-- Begin --
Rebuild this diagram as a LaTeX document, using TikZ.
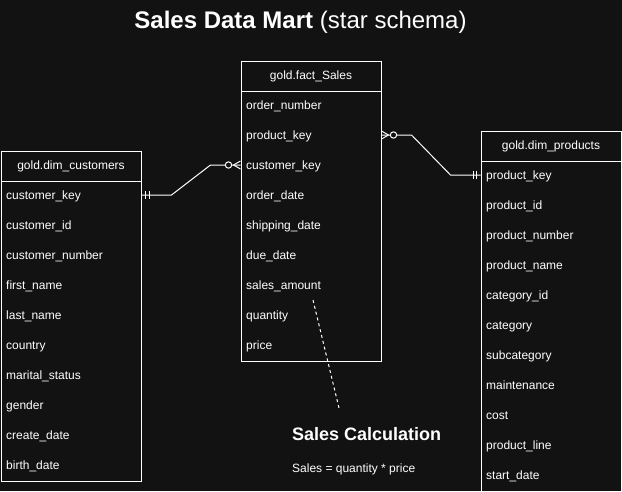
\documentclass[tikz,border=0pt]{standalone}
\usepackage{fontspec}
\setmainfont{Liberation Sans}
\begin{document}
\begin{tikzpicture}[x=1pt,y=-1pt,
  tbl/.style={draw=white, line width=1pt, anchor=north west, inner sep=0pt, text=white, font=\fontsize{12}{14}\selectfont},
  rowtxt/.style={anchor=base west, inner sep=0pt, text=white, font=\fontsize{12}{14}\selectfont},
  conn/.style={draw=white, line width=1pt},
  ermark/.style={draw=white, line width=1pt}]
\definecolor{bgc}{HTML}{121212}
\fill[bgc] (0,0) rectangle (622,491);
\useasboundingbox (0,0) rectangle (622,491);

% title
\node[text=white, font=\fontsize{24}{28}\selectfont, inner sep=0pt] (title) at (300.5,22) {\textbf{Sales Data Mart} (star schema)};

% fact table
\node[tbl, minimum width=140pt, minimum height=30pt] (facth) at (240.5,60.5) {gold.fact\_Sales};
\node[tbl, minimum width=140pt, minimum height=270pt] (factb) at (240.5,90.5) {};
\foreach \t [count=\i] in {order\_number,product\_key,customer\_key,order\_date,shipping\_date,due\_date,sales\_amount,quantity,price}
  \node[rowtxt] (fact\i) at (246,79.5+30*\i) {\t};

% customers
\node[tbl, minimum width=140pt, minimum height=30pt] (custh) at (0.5,150.5) {gold.dim\_customers};
\node[tbl, minimum width=140pt, minimum height=300pt] (custb) at (0.5,180.5) {};
\foreach \t [count=\i] in {customer\_key,customer\_id,customer\_number,first\_name,last\_name,country,marital\_status,gender,create\_date,birth\_date}
  \node[rowtxt] (cust\i) at (6,169.5+30*\i) {\t};

% products
\node[tbl, minimum width=140pt, minimum height=30pt] (prodh) at (480.5,130.5) {gold.dim\_products};
\node[tbl, minimum width=140pt, minimum height=330pt] (prodb) at (480.5,160.5) {};
\foreach \t [count=\i] in {product\_key,product\_id,product\_number,product\_name,category\_id,category,subcategory,maintenance,cost,product\_line,start\_date}
  \node[rowtxt] (prod\i) at (486,149.5+30*\i) {\t};

% connector customers -> fact
\coordinate (cA) at ([yshift=-14.5pt]custb.north east);
\coordinate (fA) at ([yshift=-74.5pt]factb.north west);
\draw[conn] (cA) -- ++(30,0) -- ([xshift=-30pt]fA) -- (fA);
\draw[ermark] ([xshift=4pt,yshift=4pt]cA) -- ++(0,8);
\draw[ermark] ([xshift=7.5pt,yshift=4pt]cA) -- ++(0,8);
\fill[bgc] ([xshift=-12pt]fA) circle (3.2pt);
\draw[ermark] ([xshift=-12pt]fA) circle (3.2pt);
\draw[ermark] ([xshift=-7pt]fA) -- ([yshift=-4pt]fA);
\draw[ermark] ([xshift=-7pt]fA) -- ([yshift=4pt]fA);

% connector fact -> products
\coordinate (fB) at ([yshift=-44.5pt]factb.north east);
\coordinate (pB) at ([yshift=-14.5pt]prodb.north west);
\draw[conn] (fB) -- ++(30,0) -- ([xshift=-30pt]pB) -- (pB);
\draw[ermark] ([xshift=-4pt,yshift=4pt]pB) -- ++(0,8);
\draw[ermark] ([xshift=-7.5pt,yshift=4pt]pB) -- ++(0,8);
\fill[bgc] ([xshift=12pt]fB) circle (3.2pt);
\draw[ermark] ([xshift=12pt]fB) circle (3.2pt);
\draw[ermark] ([xshift=7pt]fB) -- ([yshift=-4pt]fB);
\draw[ermark] ([xshift=7pt]fB) -- ([yshift=4pt]fB);

% note
\coordinate (nA) at (313,300);
\coordinate (nB) at (339,408);
\draw[white, line width=1pt, dash pattern=on 3pt off 3pt] (nA) -- (nB);
\node[anchor=west, inner sep=0pt, text=white, font=\bfseries\fontsize{18}{21}\selectfont] (calc) at (292,434) {Sales Calculation};
\node[anchor=west, inner sep=0pt, text=white, font=\fontsize{12}{14}\selectfont] (formula) at (292,469) {Sales = quantity * price};
\end{tikzpicture}
\end{document}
-- End --
### Problem requirements
Set the lines above down again, word for word, from the first through the one containing "(cust\i) at (6,169.5+30*\i)"; pictures excluded.

### Result
Rebuild this diagram as a LaTeX document, using TikZ.
\documentclass[tikz,border=0pt]{standalone}
\usepackage{fontspec}
\setmainfont{Liberation Sans}
\begin{document}
\begin{tikzpicture}[x=1pt,y=-1pt,
  tbl/.style={draw=white, line width=1pt, anchor=north west, inner sep=0pt, text=white, font=\fontsize{12}{14}\selectfont},
  rowtxt/.style={anchor=base west, inner sep=0pt, text=white, font=\fontsize{12}{14}\selectfont},
  conn/.style={draw=white, line width=1pt},
  ermark/.style={draw=white, line width=1pt}]
\definecolor{bgc}{HTML}{121212}
\fill[bgc] (0,0) rectangle (622,491);
\useasboundingbox (0,0) rectangle (622,491);

% title
\node[text=white, font=\fontsize{24}{28}\selectfont, inner sep=0pt] (title) at (300.5,22) {\textbf{Sales Data Mart} (star schema)};

% fact table
\node[tbl, minimum width=140pt, minimum height=30pt] (facth) at (240.5,60.5) {gold.fact\_Sales};
\node[tbl, minimum width=140pt, minimum height=270pt] (factb) at (240.5,90.5) {};
\foreach \t [count=\i] in {order\_number,product\_key,customer\_key,order\_date,shipping\_date,due\_date,sales\_amount,quantity,price}
  \node[rowtxt] (fact\i) at (246,79.5+30*\i) {\t};

% customers
\node[tbl, minimum width=140pt, minimum height=30pt] (custh) at (0.5,150.5) {gold.dim\_customers};
\node[tbl, minimum width=140pt, minimum height=300pt] (custb) at (0.5,180.5) {};
\foreach \t [count=\i] in {customer\_key,customer\_id,customer\_number,first\_name,last\_name,country,marital\_status,gender,create\_date,birth\_date}
  \node[rowtxt] (cust\i) at (6,169.5+30*\i) {\t};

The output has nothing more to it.